Interpreting & Filtering Results¶
site_results.tsv gives you several statistics per position. Choosing how to
filter them is the difference between a clean shortlist and a flood of
borderline calls. This page explains what each column means for filtering and
why p-value alone is not enough at high coverage.
Why p-value alone fails at high coverage¶
The site pvalue is a one-sided Fisher's exact test asking “is the
modified fraction higher in native than in IVT?”. Like any frequentist test,
its power grows with sample size. At deep coverage even a biologically trivial
difference — say 2% vs 1% modified reads — becomes "significant".
So padj < 0.05 answers whether native differs from IVT, but says nothing
about how much. Pair it with an effect-size or stoichiometry threshold.
The columns that matter for filtering¶
| Column | Use as a filter to… |
|---|---|
padj |
Control the false-discovery rate across all tested sites (BH-corrected). |
effect_size |
Require a minimum native−IVT separation: median(native p_mod_hmm) − median(IVT p_mod_hmm). Drops "significant but tiny" sites. |
mod_ratio + ci_low/ci_high |
Require a minimum stoichiometry with confidence: filter on ci_low to demand the lower bound clears a threshold. |
stoichiometry |
Fraction of native reads called modified (p_mod_hmm > 0.5); a coarse alternative to mod_ratio. |
n_native, n_ivt |
Drop low-coverage sites where any estimate is noisy. |
Recommended filter¶
A robust shortlist combines significance and effect size and coverage:
awk -F'\t' '
NR==1 || ($8 < 0.05 && $9 > 0.1 && $10 >= 30 && $11 >= 30)

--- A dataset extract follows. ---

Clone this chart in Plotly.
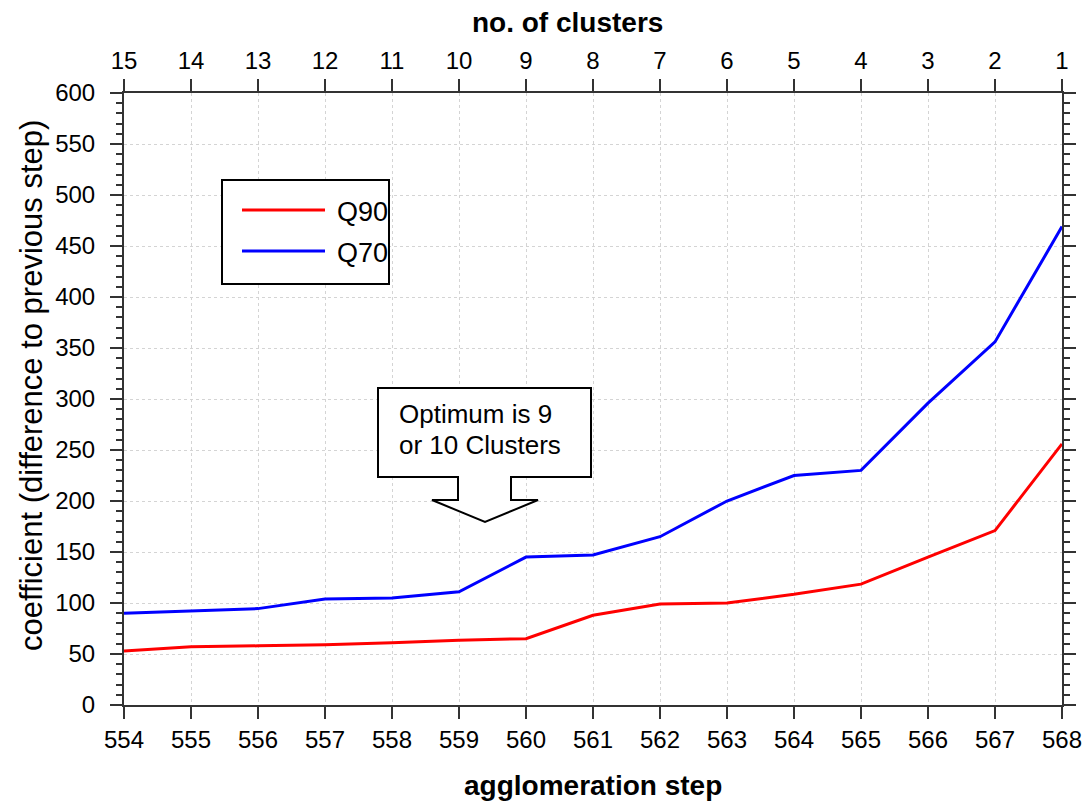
import plotly.graph_objects as go

steps = [554, 555, 556, 557, 558, 559, 560, 561, 562, 563, 564, 565, 566, 567, 568]
clusters = ["15", "14", "13", "12", "11", "10", "9", "8", "7", "6", "5", "4", "3", "2", "1"]
q90 = [53, 57, 58, 59, 61, 63.5, 65, 88, 99, 100, 108.5, 118.5, 145, 171, 256]
q70 = [90, 92, 94.5, 104, 105, 111, 145, 147, 165, 200, 225, 230, 296, 356, 469]

W, H = 1087, 803
L, R, T, B = 124, 25, 93, 98
pw, ph = W - L - R, H - T - B

def px(xp):
    return (xp - L) / pw

def py(yp):
    return 1 - (yp - T) / ph

FONT = "Liberation Sans, Arial, sans-serif"

fig = go.Figure()
fig.add_trace(go.Scatter(x=steps, y=q90, mode="lines", name="Q90",
                         line=dict(color="#ff0000", width=3), showlegend=False))
fig.add_trace(go.Scatter(x=steps, y=q70, mode="lines", name="Q70",
                         line=dict(color="#0000ff", width=3), showlegend=False))
fig.add_trace(go.Scatter(x=steps, y=q70, xaxis="x2", mode="lines",
                         line=dict(width=0), opacity=0, hoverinfo="skip", showlegend=False))

axis_common = dict(showline=True, linecolor="#333333", linewidth=2,
                   showgrid=True, gridcolor="#d4d4d4", griddash="dot", gridwidth=1,
                   tickfont=dict(family=FONT, size=24, color="black"),
                   ticks="outside", ticklen=12, tickcolor="#333333", tickwidth=1.5,
                   zeroline=False, automargin=False)

fig.update_layout(
    width=W, height=H,
    margin=dict(l=L, r=R, t=T, b=B),
    plot_bgcolor="white", paper_bgcolor="white",
    font=dict(family=FONT, color="black"),
    xaxis=dict(range=[554, 568], tickvals=steps, mirror=True, **axis_common),
    xaxis2=dict(range=[554, 568], tickvals=steps, ticktext=clusters, overlaying="x",
                side="top", anchor="y", showline=True, linecolor="#333333", linewidth=2,
                showgrid=False, ticks="outside", ticklen=12, tickcolor="#333333",
                tickwidth=1.5, tickfont=dict(family=FONT, size=24, color="black"),
                automargin=False),
    yaxis=dict(range=[0, 600], dtick=50, mirror="ticks", ticklabelstandoff=10,
               minor=dict(dtick=10, ticks="outside", ticklen=6, tickcolor="#333333", showgrid=False),
               **axis_common),
)

# axis titles
fig.add_annotation(xref="paper", yref="paper", x=px(567), y=py(23), text="<b>no. of clusters</b>",
                   showarrow=False, xanchor="center", yanchor="middle",
                   font=dict(family=FONT, size=28, color="black"))
fig.add_annotation(xref="paper", yref="paper", x=px(593), y=py(785), text="<b>agglomeration step</b>",
                   showarrow=False, xanchor="center", yanchor="middle",
                   font=dict(family=FONT, size=28, color="black"))
fig.add_annotation(xref="paper", yref="paper", x=px(31), y=py(386),
                   text="coefficient (difference to previous step)", textangle=-90,
                   showarrow=False, xanchor="center", yanchor="middle",
                   font=dict(family=FONT, size=31, color="black"))

shapes = []
# legend box
shapes.append(dict(type="rect", xref="paper", yref="paper",
                   x0=px(222), x1=px(389), y0=py(284), y1=py(180),
                   line=dict(color="black", width=2), fillcolor="white"))
shapes.append(dict(type="line", xref="paper", yref="paper",
                   x0=px(242), x1=px(325), y0=py(210), y1=py(210),
                   line=dict(color="#ff0000", width=3)))
shapes.append(dict(type="line", xref="paper", yref="paper",
                   x0=px(242), x1=px(325), y0=py(251), y1=py(251),
                   line=dict(color="#0000ff", width=3)))
# callout arrow box
pts = [(378, 388), (591, 388), (591, 477), (511, 477), (511, 500), (538, 500),
       (485, 522), (432, 500), (458, 500), (458, 477), (378, 477)]
path = "M " + " L ".join(f"{px(x):.5f},{py(y):.5f}" for x, y in pts) + " Z"
shapes.append(dict(type="path", xref="paper", yref="paper", path=path,
                   line=dict(color="black", width=2), fillcolor="white"))
fig.update_layout(shapes=shapes)

fig.add_annotation(xref="paper", yref="paper", x=px(335), y=py(212), text="Q90",
                   showarrow=False, xanchor="left", yanchor="middle",
                   font=dict(family=FONT, size=27, color="black"))
fig.add_annotation(xref="paper", yref="paper", x=px(335), y=py(253), text="Q70",
                   showarrow=False, xanchor="left", yanchor="middle",
                   font=dict(family=FONT, size=27, color="black"))
fig.add_annotation(xref="paper", yref="paper", x=px(397), y=py(414),
                   text="Optimum is 9", align="left",
                   showarrow=False, xanchor="left", yanchor="middle",
                   font=dict(family=FONT, size=26, color="black"))
fig.add_annotation(xref="paper", yref="paper", x=px(397), y=py(445),
                   text="or 10 Clusters", align="left",
                   showarrow=False, xanchor="left", yanchor="middle",
                   font=dict(family=FONT, size=26, color="black"))

fig.write_html("out.html", config={"displayModeBar": False},
               post_script="document.body.style.margin='0';document.body.style.overflow='hidden';")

' results/site_results.tsv > significant_sites.tsv
# padj<0.05 effect>0.1 n_native>=30 n_ivt>=30
Column indices: $8 = padj, $9 = effect_size, $10 = n_native,
$11 = n_ivt. See the full schema.
In pandas:
import pandas as pd
df = pd.read_csv("results/site_results.tsv", sep="\t")
hits = df[
(df.padj < 0.05)
& (df.effect_size > 0.1)
& (df.ci_low > 0.1) # lower CI bound of mod_ratio clears 10%
& (df.n_native >= 30)
& (df.n_ivt >= 30)
]
What you can and cannot filter post-hoc¶
| Want to change | Possible on the existing TSV? |
|---|---|
Stricter padj, effect_size, mod_ratio, ci_low, stoichiometry, coverage |
Yes — pure row filtering, no re-run. |
A different --mod-threshold (recounts modified reads → changes mod_ratio, pvalue, stoichiometry) |
No — re-run baleen aggregate with the new threshold. |
| Different HMM parameters | No — re-run baleen aggregate --hmm-params .... |
| Different DTW / subsampling / depth | No — full baleen run. |
The cheap path for threshold sweeps is baleen aggregate, which reuses the saved
DTW results and only re-does HMM + aggregation. See the
CLI Reference.
Benchmarking confidence¶
At high coverage, controlling false positives needs more than padj:
- Fix the depth. Use
--subsample-nso every site is tested at comparable read counts; this prevents power inflation from a few ultra-deep positions. - Calibrate a threshold against ground truth. If you have known modified
sites, sweep
effect_size/mod_ratiocutoffs and pick the one at your target precision.benchmarks/bench.pycomputes AUPRC/AUROC against a known-mods file. - Run an IVT-vs-IVT negative control. Feed two IVT replicates as native/IVT; every call is a false positive, giving an empirical FPR to calibrate against.